Forever young

The Portuguese Air Force bucked the training trend in the mid-1990s when it returned seven old de Havilland Canada Chipmunks to operational status. These veterans are still performing a vital task, as Stefan Degraef and Edwin Borremans discover.

Portuguese Chipmunks

For all air forces, screening, selection and streaming of student pilots is vital for a sound operational structure. Today, many air arms outsource the screening process to general aviation schools, often staffed by former military pilots and equipped with modern light aircraft.
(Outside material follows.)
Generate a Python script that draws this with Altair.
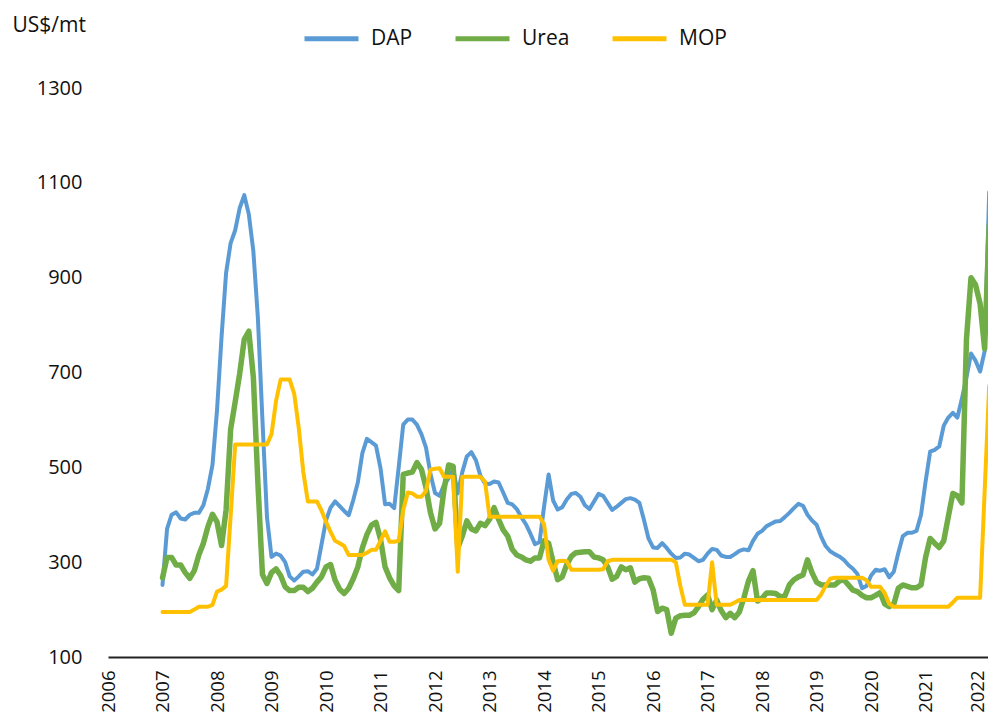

In contrast, the Força Aérea Portuguesa (FAP, Portuguese Air Force) brought seven DHC-1 Chipmunk trainers out of eight years of storage to perform the same task. Thoroughly modified and continuously updated, the ‘new generation’ Chipmunks are used to screen pilot candidates as well as trainees attending the Academia da Força Aérea (AFA, Air Force Academy) at Base Aérea No 1 (BA1) at Sintra, close to Lisbon.

Sixty-plus years

The first of an eventual 76 Portuguese Chipmunks was delivered to the then Escola Militar de Aeronáutica (Military Aeronautical School) at Sintra in 1951. These DHC-1s replaced obsolete Tiger Moths that had been in Portuguese service since 1934.